On sister blog Swampland, Michael Grunwald, who wrote TIME’s 2009 Person of the Year profile of Bernanke says he thinks the plan deserves an F or close to it. Perhaps a D. But no better than a C.

So here’s my first question: Mr. Chairman, are you failing?

Maybe I should put it like this: Mr. Chairman, why are you failing?

This might get me kicked out of the tank, but the U.S. economy is still terribly weak, and it’s still Bernanke’s economy. The Fed has a dual mandate to stabilize prices and maximize employment; prices are stable, but 8.8% unemployment is just outrageously, tragically high. It’s a national emergency, an egregious waste of human capital, and Bernanke needs to explain why he isn’t doing more about it.
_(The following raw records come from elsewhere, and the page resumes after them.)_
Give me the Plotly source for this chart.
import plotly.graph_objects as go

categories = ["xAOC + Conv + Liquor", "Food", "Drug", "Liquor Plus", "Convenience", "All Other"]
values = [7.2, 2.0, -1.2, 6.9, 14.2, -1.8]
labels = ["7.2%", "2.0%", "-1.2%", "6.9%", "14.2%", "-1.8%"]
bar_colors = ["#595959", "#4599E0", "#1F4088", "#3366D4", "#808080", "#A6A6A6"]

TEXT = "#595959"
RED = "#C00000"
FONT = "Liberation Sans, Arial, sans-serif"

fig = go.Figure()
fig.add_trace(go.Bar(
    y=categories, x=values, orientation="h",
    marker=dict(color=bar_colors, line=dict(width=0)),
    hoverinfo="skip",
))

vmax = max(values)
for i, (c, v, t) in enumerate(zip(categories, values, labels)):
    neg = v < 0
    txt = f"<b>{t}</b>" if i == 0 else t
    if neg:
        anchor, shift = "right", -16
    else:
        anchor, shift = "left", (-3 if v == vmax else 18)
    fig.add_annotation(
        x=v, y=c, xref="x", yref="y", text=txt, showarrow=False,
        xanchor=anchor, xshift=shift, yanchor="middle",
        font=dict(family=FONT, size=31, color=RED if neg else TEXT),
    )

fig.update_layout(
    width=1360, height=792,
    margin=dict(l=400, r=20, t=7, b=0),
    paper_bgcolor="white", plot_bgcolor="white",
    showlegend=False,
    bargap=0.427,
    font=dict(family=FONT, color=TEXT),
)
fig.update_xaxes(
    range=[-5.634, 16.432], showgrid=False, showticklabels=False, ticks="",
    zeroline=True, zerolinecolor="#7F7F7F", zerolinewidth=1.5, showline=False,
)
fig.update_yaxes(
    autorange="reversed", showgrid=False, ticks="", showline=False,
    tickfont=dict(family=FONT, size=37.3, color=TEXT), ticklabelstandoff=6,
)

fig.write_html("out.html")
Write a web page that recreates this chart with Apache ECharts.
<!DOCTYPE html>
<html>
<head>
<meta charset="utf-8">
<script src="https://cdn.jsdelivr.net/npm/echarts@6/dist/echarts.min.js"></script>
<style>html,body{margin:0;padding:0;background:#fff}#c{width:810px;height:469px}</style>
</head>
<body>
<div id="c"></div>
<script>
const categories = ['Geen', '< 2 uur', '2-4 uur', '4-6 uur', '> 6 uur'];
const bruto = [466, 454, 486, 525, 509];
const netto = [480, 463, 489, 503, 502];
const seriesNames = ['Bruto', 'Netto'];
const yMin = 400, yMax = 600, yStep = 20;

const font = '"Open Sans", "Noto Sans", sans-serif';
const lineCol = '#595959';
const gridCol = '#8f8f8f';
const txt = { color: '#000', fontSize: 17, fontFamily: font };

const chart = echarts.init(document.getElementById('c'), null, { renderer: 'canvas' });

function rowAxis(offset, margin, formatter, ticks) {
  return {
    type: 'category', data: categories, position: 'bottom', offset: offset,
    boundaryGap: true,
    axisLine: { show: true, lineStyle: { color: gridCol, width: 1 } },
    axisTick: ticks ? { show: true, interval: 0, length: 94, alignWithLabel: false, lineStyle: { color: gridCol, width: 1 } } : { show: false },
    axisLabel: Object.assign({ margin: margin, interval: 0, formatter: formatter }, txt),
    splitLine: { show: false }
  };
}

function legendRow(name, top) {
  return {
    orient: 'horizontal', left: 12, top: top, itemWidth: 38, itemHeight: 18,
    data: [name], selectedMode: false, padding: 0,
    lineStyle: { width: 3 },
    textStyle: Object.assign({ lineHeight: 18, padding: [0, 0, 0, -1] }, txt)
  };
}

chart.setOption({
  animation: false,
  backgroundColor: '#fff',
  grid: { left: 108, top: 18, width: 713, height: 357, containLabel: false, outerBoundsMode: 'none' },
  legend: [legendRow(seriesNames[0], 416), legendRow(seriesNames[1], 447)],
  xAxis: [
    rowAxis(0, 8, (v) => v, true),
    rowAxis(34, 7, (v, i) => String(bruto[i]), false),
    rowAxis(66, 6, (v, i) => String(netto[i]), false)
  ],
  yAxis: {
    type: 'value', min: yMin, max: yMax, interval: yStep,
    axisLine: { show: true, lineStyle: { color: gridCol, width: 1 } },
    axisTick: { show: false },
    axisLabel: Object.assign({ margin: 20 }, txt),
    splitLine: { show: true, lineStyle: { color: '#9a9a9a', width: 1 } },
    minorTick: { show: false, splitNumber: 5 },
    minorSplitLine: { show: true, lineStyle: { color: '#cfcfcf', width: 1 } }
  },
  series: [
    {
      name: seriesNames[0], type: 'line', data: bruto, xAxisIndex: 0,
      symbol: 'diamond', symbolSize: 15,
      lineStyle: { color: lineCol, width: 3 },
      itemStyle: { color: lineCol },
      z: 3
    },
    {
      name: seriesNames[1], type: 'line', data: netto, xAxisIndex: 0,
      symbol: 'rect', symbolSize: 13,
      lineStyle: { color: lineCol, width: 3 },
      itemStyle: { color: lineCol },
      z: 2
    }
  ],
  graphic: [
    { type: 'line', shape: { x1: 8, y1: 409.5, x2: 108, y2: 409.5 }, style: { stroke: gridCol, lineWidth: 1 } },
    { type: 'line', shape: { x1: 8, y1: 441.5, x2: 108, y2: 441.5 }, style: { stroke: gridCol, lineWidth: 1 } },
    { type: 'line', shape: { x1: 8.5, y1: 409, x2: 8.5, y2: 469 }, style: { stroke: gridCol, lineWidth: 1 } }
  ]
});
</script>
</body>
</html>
Yes, he’s already done more than any chairman has ever done and then some. But he hasn’t fixed the problem, so he ought to do even more, or else say why he can’t.

My own feeling is that the lack of recovery is not a Bernanke failure but an Obama failure. Bernanke’s job as the central banker was to push to maintain an expanding money supply. That’s Milton Friedman’s playbook. And he has done about everything you can do to do that. He’s kept rates low. He’s lent money to the banks at low rates and against the bad mortgage assets. And he has pumped the Fed’s money into the system buying bonds. And since there has been no real signs of inflation, at least yet, I don’t think you can fault him for screwing anything up.

The real reason unemployment hasn’t fallen more in my opinion is because the stimulus package wasn’t big enough. It’s really a demand problem. So you could fault Bernanke for not pushing harder for more stimulus (in the same way you can fault Greenspan for not pushing harder against tax cuts), since Bernanke was clearly more aware than most of us how bad the recession was going to be. But it’s really not his fault. That’s the fault of Obama and Congress. Perhaps slightly more Congress because they would have had to pass the bill.